• **Exercise instructions**: Repeat the material exactly from its first line to the line that includes "from bokeh.resources import INLINE". Skip pictures.

• **Provided material**:
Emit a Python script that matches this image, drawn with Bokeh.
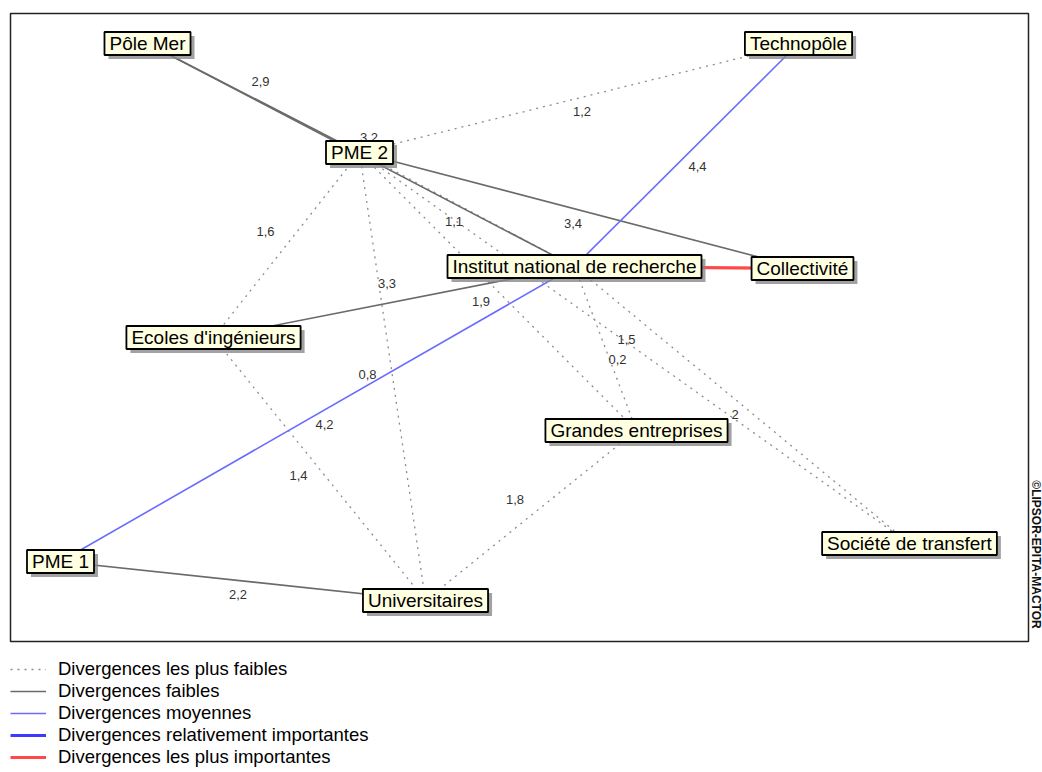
import math
from bokeh.plotting import figure
from bokeh.models import ColumnDataSource, Range1d, Legend, LegendItem
from bokeh.core.properties import value
from bokeh.embed import file_html
from bokeh.resources import INLINE

# ---------------- data ----------------
actors = ["Pôle Mer", "Technopôle", "PME 2", "Institut national de recherche",
          "Collectivité", "Ecoles d'ingénieurs", "Grandes entreprises",
          "Société de transfert", "PME 1", "Universitaires"]
actor_x = [147, 798, 359, 574, 802, 213, 636, 909, 60, 425]
actor_y = [43, 43, 152, 266, 268, 337, 430, 543, 561, 600]

edge_from = ["Pôle Mer", "Pôle Mer", "PME 2", "Ecoles d'ingénieurs", "PME 1",
             "Technopôle", "Institut national de recherche", "Institut national de recherche",
             "PME 2", "PME 2", "PME 2", "PME 2", "PME 2", "PME 2",
             "Institut national de recherche", "Institut national de recherche",
             "Ecoles d'ingénieurs", "Grandes entreprises"]
edge_to = ["PME 2", "Institut national de recherche", "Collectivité",
           "Institut national de recherche", "Universitaires",
           "Institut national de recherche", "PME 1", "Collectivité",
           "Technopôle", "Ecoles d'ingénieurs", "Universitaires",
           "Institut national de recherche", "Grandes entreprises", "Société de transfert",
           "Grandes entreprises", "Société de transfert",
           "Universitaires", "Universitaires"]
edge_label = ["2,9", "3,2", "3,4", "3,3", "2,2",
              "4,4", "4,2", "",
              "1,2", "1,6", "0,8", "1,1", "1,9", "1,5",
              "0,2", "2", "1,4", "1,8"]
edge_class = ["faibles", "faibles", "faibles", "faibles", "faibles",
              "moyennes", "moyennes", "plus_importantes",
              "plus_faibles", "plus_faibles", "plus_faibles", "plus_faibles", "plus_faibles",
              "plus_faibles", "plus_faibles", "plus_faibles", "plus_faibles", "plus_faibles"]

class_keys = ["plus_faibles", "faibles", "moyennes", "rel_importantes", "plus_importantes"]
class_labels = ["Divergences les plus faibles", "Divergences faibles", "Divergences moyennes",
                "Divergences relativement importantes", "Divergences les plus importantes"]

# ---------------- layout / style ----------------
label_offsets = [(7, -17), (8, -18), (-8, 13), (-7, -19), (-5, 13),
                 (11, 11), (7, 10), (0, 0),
                 (3, 13), (-21, -14), (-25, -2), (-13, 12), (-17, 10), (-8, -9),
                 (12, 11), (-7, 9), (-21, 6), (-16, -16)]
class_style = {
    "plus_faibles": dict(line_color="#8c8c8c", line_width=1.3, line_dash="2 5"),
    "faibles": dict(line_color="#6a6a6a", line_width=1.6),
    "moyennes": dict(line_color="#6b6bff", line_width=1.6),
    "rel_importantes": dict(line_color="#3b3bff", line_width=3.2),
    "plus_importantes": dict(line_color="#ff4848", line_width=3.2),
}
FONT_NAME = "Liberation Sans"
FONT = value(FONT_NAME)
W, H = 1042, 772

p = figure(width=W, height=H, output_backend="svg", toolbar_location=None,
           x_range=Range1d(0, W), y_range=Range1d(H, 0),
           min_border=0, outline_line_color=None)
p.axis.visible = False
p.grid.visible = False
p.background_fill_color = "white"
p.border_fill_color = "white"

# plot frame
p.quad(left=[10], right=[1028], top=[13], bottom=[641], fill_color=None,
       line_color="#222222", line_width=1.5)

pos = {a: (x, y) for a, x, y in zip(actors, actor_x, actor_y)}

renderers = {}
for key in class_keys:
    idx = [i for i, c in enumerate(edge_class) if c == key]
    if idx:
        data = dict(x0=[pos[edge_from[i]][0] for i in idx], y0=[pos[edge_from[i]][1] for i in idx],
                    x1=[pos[edge_to[i]][0] for i in idx], y1=[pos[edge_to[i]][1] for i in idx])
    else:  # class present in legend only
        nan = float("nan")
        data = dict(x0=[nan], y0=[nan], x1=[nan], y1=[nan])
    renderers[key] = p.segment("x0", "y0", "x1", "y1", source=ColumnDataSource(data),
                               **class_style[key])

# edge value labels
lx, ly, lt = [], [], []
for i, t in enumerate(edge_label):
    if not t:
        continue
    (xa, ya), (xb, yb) = pos[edge_from[i]], pos[edge_to[i]]
    dx, dy = label_offsets[i]
    lx.append((xa + xb) / 2 + dx)
    ly.append((ya + yb) / 2 + dy)
    lt.append(t)
p.text(x=lx, y=ly, text=lt, text_font=FONT, text_font_size="13px", text_color="#333333",
       text_align="center", text_baseline="middle")

# actor boxes: shadow then box
node_src = ColumnDataSource(dict(x=actor_x, y=actor_y, name=actors))
p.text(x="x", y="y", text="name", source=node_src, x_offset=4, y_offset=4,
       text_alpha=0, text_font=FONT, text_font_size="19px",
       text_align="center", text_baseline="middle", padding=(5, 1),
       background_fill_color="#8a8a8a", background_fill_alpha=0.8, border_line_color=None)
p.text(x="x", y="y", text="name", source=node_src,
       text_color="black", text_font=FONT, text_font_size="19px",
       text_align="center", text_baseline="middle", padding=(5, 1),
       background_fill_color="#FFFFE1", border_line_color="black", border_line_width=1.8)

# copyright
p.text(x=[1035.5], y=[554], text=["©LIPSOR-EPITA-MACTOR"], angle=-math.pi / 2,
       text_font=FONT, text_font_size="12px", text_font_style="bold", text_color="#111111",
       text_align="center", text_baseline="middle")

legend = Legend(items=[LegendItem(label=lab, renderers=[renderers[k]])
                       for k, lab in zip(class_keys, class_labels)],
                location=(10, 4), label_text_font=FONT_NAME, label_text_font_size="18.5px",
                label_text_color="black", glyph_width=36, glyph_height=22, label_height=22,
                label_standoff=12, spacing=0, padding=0, margin=0,
                border_line_color=None, background_fill_alpha=0)
p.add_layout(legend)

open("out.html", "w").write(file_html(p, INLINE))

• **Answer for this exercise**:
Emit a Python script that matches this image, drawn with Bokeh.
import math
from bokeh.plotting import figure
from bokeh.models import ColumnDataSource, Range1d, Legend, LegendItem
from bokeh.core.properties import value
from bokeh.embed import file_html
from bokeh.resources import INLINE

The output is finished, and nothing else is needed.